Born Baghdad, May 14, 1909. Died London, December 18, 2003 aged 94.
Widely credited with introducing affordable mass-market clothing to Britain from the factories of the Far East, David Davies was an established international trader long before arriving in Britain in 1964.

Born David Abdul Nabi into a respected Baghdad family, he struck his first deal while still at school. In 1938 he left Baghdad for the East Indies and set up a trading company in Java, dealing successfully in paper, coffee and tea, and incidentally learning the art of tea-blending.

When the Japanese overran Java in March 1942, he was interned with the city's expatriate community and endured the horrific conditions of Japanese camps. When the Second World War ended in the Pacific in August 1945, he was one of the only handful to emerge alive from a camp which once housed 17,000.

Despite suffering nightmares for the next decade, he refused to harbour any hatred of Japan. The Japanese, he remarked philosophically, treated their own troops no better then their civilian captives.

After the war, he decided to resume his trading career in the US, but a bureaucratic slip of the pen gave him papers for the UK instead. Typically while waiting for his visa he set up a trading business.

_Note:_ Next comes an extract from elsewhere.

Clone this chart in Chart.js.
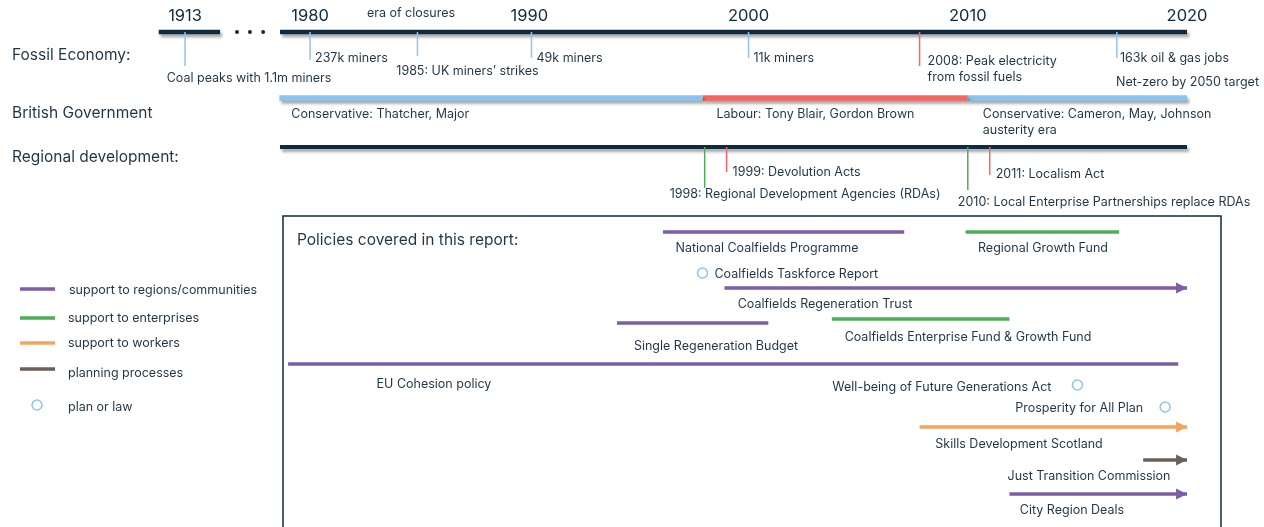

By seeking out and cultivating sources of supply, first in Hong Kong, then Taiwan and Korea, he was able to introduce the British consumer to imported clothing at previously unheard-of price levels.

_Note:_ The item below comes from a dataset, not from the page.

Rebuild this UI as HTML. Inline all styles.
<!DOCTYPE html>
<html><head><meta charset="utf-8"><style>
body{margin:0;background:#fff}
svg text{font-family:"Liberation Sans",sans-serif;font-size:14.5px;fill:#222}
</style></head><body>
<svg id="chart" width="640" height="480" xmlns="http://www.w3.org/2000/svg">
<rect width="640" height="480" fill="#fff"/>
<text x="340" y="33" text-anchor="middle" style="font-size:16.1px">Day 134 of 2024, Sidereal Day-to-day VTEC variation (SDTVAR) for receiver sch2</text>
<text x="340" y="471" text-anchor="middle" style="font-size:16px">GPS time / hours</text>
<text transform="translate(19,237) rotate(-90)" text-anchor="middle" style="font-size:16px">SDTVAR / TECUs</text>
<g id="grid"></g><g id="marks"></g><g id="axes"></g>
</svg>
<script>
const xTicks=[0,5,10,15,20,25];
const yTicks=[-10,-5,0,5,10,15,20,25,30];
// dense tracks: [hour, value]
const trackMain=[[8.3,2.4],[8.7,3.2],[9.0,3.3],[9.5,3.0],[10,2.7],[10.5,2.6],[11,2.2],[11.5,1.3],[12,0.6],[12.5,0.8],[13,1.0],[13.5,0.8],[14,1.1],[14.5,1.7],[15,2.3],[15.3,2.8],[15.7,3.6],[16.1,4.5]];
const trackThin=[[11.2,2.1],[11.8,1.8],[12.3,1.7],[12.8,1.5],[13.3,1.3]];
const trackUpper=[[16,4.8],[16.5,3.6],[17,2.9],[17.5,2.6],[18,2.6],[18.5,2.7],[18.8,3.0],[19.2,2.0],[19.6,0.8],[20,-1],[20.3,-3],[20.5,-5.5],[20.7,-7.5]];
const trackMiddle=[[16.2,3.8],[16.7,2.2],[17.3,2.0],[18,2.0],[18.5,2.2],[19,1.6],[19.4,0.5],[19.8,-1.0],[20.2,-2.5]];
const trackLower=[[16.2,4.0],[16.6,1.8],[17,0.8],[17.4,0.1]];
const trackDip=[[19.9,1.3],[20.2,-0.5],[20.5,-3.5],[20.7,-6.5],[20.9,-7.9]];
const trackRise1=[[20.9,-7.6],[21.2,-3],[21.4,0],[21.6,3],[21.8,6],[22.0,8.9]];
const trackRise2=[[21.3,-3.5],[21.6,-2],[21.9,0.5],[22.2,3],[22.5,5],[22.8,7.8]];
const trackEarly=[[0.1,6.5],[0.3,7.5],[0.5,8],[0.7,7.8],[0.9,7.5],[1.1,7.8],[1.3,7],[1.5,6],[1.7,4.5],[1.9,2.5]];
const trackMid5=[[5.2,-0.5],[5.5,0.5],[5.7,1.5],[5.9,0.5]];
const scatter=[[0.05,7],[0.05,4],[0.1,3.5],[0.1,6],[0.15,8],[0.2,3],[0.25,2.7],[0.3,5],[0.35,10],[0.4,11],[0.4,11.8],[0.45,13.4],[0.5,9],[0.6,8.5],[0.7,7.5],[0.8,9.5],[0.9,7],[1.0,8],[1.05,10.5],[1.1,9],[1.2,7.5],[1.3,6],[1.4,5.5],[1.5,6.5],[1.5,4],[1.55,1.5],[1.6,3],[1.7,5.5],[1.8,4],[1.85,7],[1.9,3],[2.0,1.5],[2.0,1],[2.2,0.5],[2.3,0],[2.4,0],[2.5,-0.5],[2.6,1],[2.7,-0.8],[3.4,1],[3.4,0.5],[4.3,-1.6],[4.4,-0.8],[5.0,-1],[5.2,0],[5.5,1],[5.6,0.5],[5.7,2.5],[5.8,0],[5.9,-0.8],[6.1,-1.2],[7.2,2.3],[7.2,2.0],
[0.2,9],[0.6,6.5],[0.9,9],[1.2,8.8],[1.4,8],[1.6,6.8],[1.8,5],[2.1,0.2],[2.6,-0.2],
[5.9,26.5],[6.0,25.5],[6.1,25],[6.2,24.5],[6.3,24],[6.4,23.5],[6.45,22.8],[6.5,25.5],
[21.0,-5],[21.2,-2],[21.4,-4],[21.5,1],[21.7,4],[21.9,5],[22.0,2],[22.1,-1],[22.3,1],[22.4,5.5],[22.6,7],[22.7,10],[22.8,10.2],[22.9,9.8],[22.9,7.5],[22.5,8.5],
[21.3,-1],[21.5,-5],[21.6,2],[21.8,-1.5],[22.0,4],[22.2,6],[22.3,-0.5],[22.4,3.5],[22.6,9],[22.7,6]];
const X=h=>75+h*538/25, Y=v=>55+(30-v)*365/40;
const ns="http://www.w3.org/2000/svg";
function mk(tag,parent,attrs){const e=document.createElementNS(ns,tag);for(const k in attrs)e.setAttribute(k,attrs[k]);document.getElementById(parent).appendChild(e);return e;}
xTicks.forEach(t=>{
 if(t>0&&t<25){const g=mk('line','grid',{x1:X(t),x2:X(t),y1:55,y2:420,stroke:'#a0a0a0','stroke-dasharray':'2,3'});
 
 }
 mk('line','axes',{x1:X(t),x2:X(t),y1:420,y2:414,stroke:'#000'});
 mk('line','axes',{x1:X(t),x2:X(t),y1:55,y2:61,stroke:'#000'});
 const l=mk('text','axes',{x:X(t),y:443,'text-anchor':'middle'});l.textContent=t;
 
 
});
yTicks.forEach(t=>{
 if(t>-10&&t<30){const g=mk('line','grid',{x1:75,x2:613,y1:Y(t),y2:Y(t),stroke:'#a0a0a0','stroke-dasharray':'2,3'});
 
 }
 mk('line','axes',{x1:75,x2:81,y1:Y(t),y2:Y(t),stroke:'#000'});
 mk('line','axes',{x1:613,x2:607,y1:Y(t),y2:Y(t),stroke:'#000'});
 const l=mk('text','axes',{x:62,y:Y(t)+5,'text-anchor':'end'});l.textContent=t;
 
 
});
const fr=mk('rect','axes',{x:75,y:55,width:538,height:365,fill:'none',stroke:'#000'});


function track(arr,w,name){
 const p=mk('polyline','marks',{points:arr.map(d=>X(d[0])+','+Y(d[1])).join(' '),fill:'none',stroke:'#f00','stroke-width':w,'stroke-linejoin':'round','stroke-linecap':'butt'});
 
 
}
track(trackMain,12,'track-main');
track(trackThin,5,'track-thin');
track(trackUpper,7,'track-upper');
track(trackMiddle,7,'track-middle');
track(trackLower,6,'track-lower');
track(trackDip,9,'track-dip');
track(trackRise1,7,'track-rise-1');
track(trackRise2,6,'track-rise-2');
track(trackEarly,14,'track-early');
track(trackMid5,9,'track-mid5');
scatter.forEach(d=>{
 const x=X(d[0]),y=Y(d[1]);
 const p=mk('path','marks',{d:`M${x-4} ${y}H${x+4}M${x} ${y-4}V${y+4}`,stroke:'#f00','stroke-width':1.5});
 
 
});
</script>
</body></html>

Through his companies in the East End of London Davies and Co. and later D.E. Davies and son (Textiles) Ltd, he built up an unparalleled network of suppliers around the world, especially the Far East, on a basis of mutual trust, through which he supplied goods to major national chains such as Tesco and C&A.

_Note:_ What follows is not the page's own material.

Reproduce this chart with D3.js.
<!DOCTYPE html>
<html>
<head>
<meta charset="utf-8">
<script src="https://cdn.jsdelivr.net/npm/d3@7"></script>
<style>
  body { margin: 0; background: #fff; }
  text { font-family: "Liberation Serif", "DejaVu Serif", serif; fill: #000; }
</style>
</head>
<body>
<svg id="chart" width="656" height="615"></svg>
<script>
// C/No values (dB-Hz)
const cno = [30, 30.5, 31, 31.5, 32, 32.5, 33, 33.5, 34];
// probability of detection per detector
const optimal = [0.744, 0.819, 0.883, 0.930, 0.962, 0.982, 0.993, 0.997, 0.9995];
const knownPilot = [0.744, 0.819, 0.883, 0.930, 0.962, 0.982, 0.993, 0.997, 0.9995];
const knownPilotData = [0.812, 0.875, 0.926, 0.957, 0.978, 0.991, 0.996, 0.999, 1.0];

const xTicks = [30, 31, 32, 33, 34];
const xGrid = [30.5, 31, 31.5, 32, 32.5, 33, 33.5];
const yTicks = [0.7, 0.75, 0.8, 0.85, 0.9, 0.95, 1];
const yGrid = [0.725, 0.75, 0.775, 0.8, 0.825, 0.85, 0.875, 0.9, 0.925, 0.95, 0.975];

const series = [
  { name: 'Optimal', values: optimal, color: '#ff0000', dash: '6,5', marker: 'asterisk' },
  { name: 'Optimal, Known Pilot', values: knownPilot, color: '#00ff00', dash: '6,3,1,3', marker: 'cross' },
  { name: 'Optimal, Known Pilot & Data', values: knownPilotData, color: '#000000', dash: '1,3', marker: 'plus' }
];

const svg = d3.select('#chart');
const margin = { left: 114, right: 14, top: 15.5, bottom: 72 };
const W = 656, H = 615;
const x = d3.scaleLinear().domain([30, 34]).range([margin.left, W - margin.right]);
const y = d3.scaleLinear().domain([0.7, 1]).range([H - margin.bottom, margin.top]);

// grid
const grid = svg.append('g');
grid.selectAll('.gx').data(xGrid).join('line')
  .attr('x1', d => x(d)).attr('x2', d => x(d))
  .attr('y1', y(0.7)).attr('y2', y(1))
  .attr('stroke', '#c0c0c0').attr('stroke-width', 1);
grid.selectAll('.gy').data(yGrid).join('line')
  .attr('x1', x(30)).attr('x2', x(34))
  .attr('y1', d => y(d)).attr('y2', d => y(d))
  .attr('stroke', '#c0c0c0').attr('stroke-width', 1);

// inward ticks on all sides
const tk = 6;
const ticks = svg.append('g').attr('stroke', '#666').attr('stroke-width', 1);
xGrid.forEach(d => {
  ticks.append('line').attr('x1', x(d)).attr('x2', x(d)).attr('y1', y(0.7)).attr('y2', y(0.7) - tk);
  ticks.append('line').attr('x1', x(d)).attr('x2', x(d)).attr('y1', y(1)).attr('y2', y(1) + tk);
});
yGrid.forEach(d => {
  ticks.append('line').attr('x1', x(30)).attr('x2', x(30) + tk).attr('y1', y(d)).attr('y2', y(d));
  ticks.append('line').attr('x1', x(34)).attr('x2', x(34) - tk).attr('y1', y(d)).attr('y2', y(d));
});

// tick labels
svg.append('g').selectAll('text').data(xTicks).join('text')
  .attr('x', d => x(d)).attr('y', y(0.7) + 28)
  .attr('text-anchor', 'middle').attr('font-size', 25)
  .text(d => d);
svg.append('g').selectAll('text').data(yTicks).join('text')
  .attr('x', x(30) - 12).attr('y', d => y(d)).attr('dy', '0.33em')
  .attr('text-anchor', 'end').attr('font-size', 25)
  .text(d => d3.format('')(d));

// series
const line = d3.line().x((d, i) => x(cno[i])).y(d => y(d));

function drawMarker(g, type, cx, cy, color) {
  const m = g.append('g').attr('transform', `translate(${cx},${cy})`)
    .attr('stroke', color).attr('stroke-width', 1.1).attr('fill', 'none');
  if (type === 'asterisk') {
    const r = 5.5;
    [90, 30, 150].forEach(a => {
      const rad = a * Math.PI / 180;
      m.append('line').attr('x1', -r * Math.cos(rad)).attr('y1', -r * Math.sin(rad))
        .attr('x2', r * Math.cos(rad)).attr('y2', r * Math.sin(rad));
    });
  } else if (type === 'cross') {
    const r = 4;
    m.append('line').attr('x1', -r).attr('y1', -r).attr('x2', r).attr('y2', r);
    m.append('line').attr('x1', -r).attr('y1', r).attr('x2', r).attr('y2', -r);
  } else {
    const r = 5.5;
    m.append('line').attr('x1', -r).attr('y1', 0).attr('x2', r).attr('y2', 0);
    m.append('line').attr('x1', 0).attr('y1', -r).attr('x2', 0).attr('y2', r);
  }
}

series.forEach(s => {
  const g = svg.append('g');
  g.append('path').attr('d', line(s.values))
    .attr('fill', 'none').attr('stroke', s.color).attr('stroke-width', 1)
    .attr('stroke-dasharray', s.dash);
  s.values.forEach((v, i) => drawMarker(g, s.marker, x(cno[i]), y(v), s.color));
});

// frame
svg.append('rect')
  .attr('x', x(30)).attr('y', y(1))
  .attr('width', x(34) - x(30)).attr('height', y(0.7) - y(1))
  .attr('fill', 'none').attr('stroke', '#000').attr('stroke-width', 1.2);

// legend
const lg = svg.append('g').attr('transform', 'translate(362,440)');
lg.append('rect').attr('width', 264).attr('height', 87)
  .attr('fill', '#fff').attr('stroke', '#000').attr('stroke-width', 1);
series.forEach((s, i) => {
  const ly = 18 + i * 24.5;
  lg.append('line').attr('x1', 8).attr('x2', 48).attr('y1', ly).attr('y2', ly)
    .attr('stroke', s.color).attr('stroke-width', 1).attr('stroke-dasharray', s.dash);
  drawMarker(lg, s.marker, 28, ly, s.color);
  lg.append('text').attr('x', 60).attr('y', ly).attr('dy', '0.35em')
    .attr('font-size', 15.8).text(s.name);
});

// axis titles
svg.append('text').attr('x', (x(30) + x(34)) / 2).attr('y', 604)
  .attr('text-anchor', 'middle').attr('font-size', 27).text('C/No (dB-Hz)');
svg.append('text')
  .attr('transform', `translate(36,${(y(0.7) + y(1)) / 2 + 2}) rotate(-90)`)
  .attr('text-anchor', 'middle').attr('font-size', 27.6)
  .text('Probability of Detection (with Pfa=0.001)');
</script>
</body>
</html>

In the post-war years, Far Eastern manufactures were dismissed as shoddy goods, but David Davies proved it possible to source quality clothing at sensible prices, 25 years ahead of the rest of the trade.

He generously shared the secrets of his trade with successive waves of new Iraqi immigrants, many of whom used his methods and generous credit terms to lay the foundation to their own wealth and success.

Having grown up in old Baghdad with its large, thriving Jewish population, he was convinced of a possibility of peaceful co-existence between Jews and Muslims. His own experience of global trade and travel confirmed his belief that national boundaries were insignificant in the face of the universal human qualities of good and evil.

His last years were blighted by the premature death of his beloved son, Peter, in 1990. He is survived by his wife Vilma, daughter Linda and two grandchildren, Lara and Daniel.